BEGIN

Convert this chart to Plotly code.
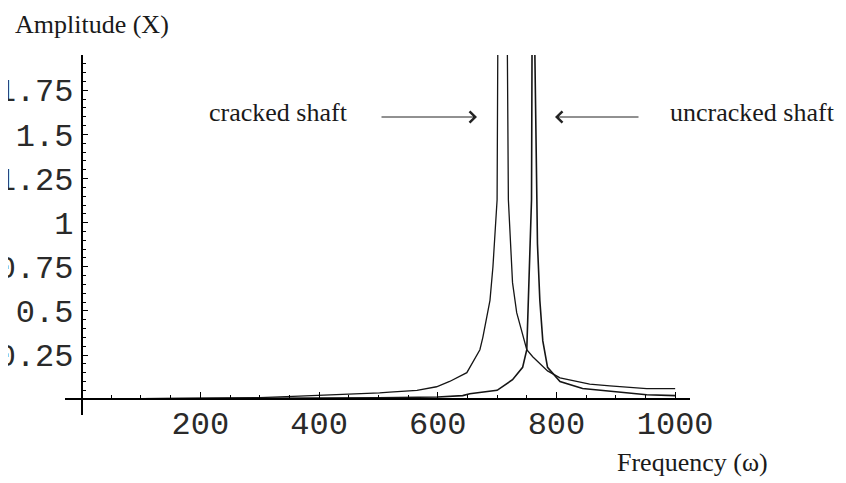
import plotly.graph_objects as go
import numpy as np

# ---- data ----
cracked_freq = [0, 100, 200, 300, 356, 446, 502, 519, 565, 598, 620, 649, 654, 671, 676, 688, 693, 697, 700, 702,
                716, 719, 723, 726, 733, 742, 750, 760, 772, 785, 806, 834, 856, 890, 952, 1000]
cracked_amp = [0.0, 0.002, 0.004, 0.008, 0.015, 0.025, 0.035, 0.04, 0.05, 0.07, 0.10, 0.15, 0.18, 0.28, 0.35, 0.56, 0.75, 0.94, 1.13, 2.6,
               2.6, 1.13, 0.83, 0.66, 0.49, 0.37, 0.28, 0.24, 0.20, 0.16, 0.12, 0.10, 0.085, 0.075, 0.06, 0.06]

uncracked_freq = [0, 200, 400, 500, 600, 642, 654, 700, 726, 743, 750, 753, 757, 758, 759.5,
                  761, 767, 768, 772, 777, 785, 806, 844, 902, 952, 1000]
uncracked_amp = [0.0, 0.002, 0.005, 0.008, 0.012, 0.02, 0.03, 0.05, 0.11, 0.18, 0.28, 0.56, 0.94, 1.13, 2.6,
                 2.6, 1.13, 0.88, 0.56, 0.33, 0.18, 0.10, 0.06, 0.04, 0.025, 0.02]

x_tick_vals = [200, 400, 600, 800, 1000]
x_tick_text = ["200", "400", "600", "800", "1000"]
y_tick_vals = [0.25, 0.5, 0.75, 1.0, 1.25, 1.5, 1.75]
y_tick_text = ["0.25", "0.5", "0.75", "1", "1.25", "1.5", "1.75"]

# ---- layout geometry (page body has an 8px margin, so compensate) ----
OFF = 8
W, H = 846 - OFF, 483 - OFF
L, R, T, B = 65 - OFF, 156, 55 - OFF, 68
PW, PH = W - L - R, H - T - B
x_range = [-28, 1025]
y_range = [-0.09, 1.95]

def px_x(p):
    # reference pixel -> paper coordinate
    return (p - OFF - L) / PW

def px_y(p):
    return (H - B - (p - OFF)) / PH

ink = "#151515"

fig = go.Figure()
fig.add_trace(go.Scatter(x=cracked_freq, y=cracked_amp, mode="lines",
                         line=dict(color=ink, width=1.3), name="cracked shaft",
                         hoverinfo="skip"))
fig.add_trace(go.Scatter(x=uncracked_freq, y=uncracked_amp, mode="lines",
                         line=dict(color=ink, width=1.6), name="uncracked shaft",
                         hoverinfo="skip"))

tickfont = dict(family="Liberation Mono, Courier New, monospace", size=32, color="#2a2a2a")

fig.update_layout(
    width=W, height=H,
    margin=dict(l=L, r=R, t=T, b=B, autoexpand=False),
    paper_bgcolor="white", plot_bgcolor="white",
    showlegend=False,
    xaxis=dict(range=x_range, anchor="free", automargin=False,
               position=(0 - y_range[0]) / (y_range[1] - y_range[0]),
               showgrid=False, zeroline=False, showline=True, linecolor="black", linewidth=1.5,
               tickmode="array", tickvals=x_tick_vals, ticktext=x_tick_text,
               ticks="inside", ticklen=6, tickwidth=1.2, tickcolor="black",
               tickfont=tickfont, ticklabelstandoff=-4,
               minor=dict(tickmode="linear", tick0=0, dtick=50, ticks="inside", ticklen=3.5,
                          tickwidth=1, tickcolor="black")),
    yaxis=dict(range=y_range, anchor="free", automargin=False,
               position=(0 - x_range[0]) / (x_range[1] - x_range[0]),
               showgrid=False, zeroline=False, showline=True, linecolor="black", linewidth=1.5,
               tickmode="array", tickvals=y_tick_vals, ticktext=y_tick_text,
               ticks="inside", ticklen=6, tickwidth=1.2, tickcolor="black",
               tickfont=tickfont, ticklabelstandoff=1,
               minor=dict(tickmode="array", tickvals=[round(v, 2) for v in np.arange(0.05, 1.95, 0.05)],
                          ticks="inside", ticklen=3.5, tickwidth=1, tickcolor="black")),
)

serif = dict(family="Liberation Serif, Times New Roman, serif", size=26, color="#1a1a1a")

fig.add_annotation(text="Amplitude (X)", xref="paper", yref="paper",
                   x=px_x(13), y=px_y(24), xanchor="left", yanchor="middle",
                   showarrow=False, font=serif)
fig.add_annotation(text="Frequency (ω)", xref="paper", yref="paper",
                   x=px_x(615), y=px_y(462), xanchor="left", yanchor="middle",
                   showarrow=False, font=serif)
fig.add_annotation(text="cracked shaft", xref="paper", yref="paper",
                   x=px_x(207), y=px_y(112), xanchor="left", yanchor="middle",
                   showarrow=False, font=serif)
fig.add_annotation(text="uncracked shaft", xref="paper", yref="paper",
                   x=px_x(668), y=px_y(112), xanchor="left", yanchor="middle",
                   showarrow=False, font=serif)

# arrows
fig.add_annotation(text="", xref="paper", yref="paper", x=px_x(477), y=px_y(117),
                   ax=-97, ay=0, axref="pixel", ayref="pixel", showarrow=True,
                   arrowhead=4, arrowsize=2.2, arrowwidth=1, arrowcolor="#222")
fig.add_annotation(text="", xref="paper", yref="paper", x=px_x(555), y=px_y(117),
                   ax=85, ay=0, axref="pixel", ayref="pixel", showarrow=True,
                   arrowhead=4, arrowsize=2.2, arrowwidth=1, arrowcolor="#222")

fig.write_html("out.html")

END

_EXERCISE DIRECTIONS_
Repeat the listing above from its first line through the line that contains "0.075, 0.06, 0.06]", both included, and nothing more. Drop the pictures.

_WRITTEN ANSWER_
Convert this chart to Plotly code.
import plotly.graph_objects as go
import numpy as np

# ---- data ----
cracked_freq = [0, 100, 200, 300, 356, 446, 502, 519, 565, 598, 620, 649, 654, 671, 676, 688, 693, 697, 700, 702,
                716, 719, 723, 726, 733, 742, 750, 760, 772, 785, 806, 834, 856, 890, 952, 1000]
cracked_amp = [0.0, 0.002, 0.004, 0.008, 0.015, 0.025, 0.035, 0.04, 0.05, 0.07, 0.10, 0.15, 0.18, 0.28, 0.35, 0.56, 0.75, 0.94, 1.13, 2.6,
               2.6, 1.13, 0.83, 0.66, 0.49, 0.37, 0.28, 0.24, 0.20, 0.16, 0.12, 0.10, 0.085, 0.075, 0.06, 0.06]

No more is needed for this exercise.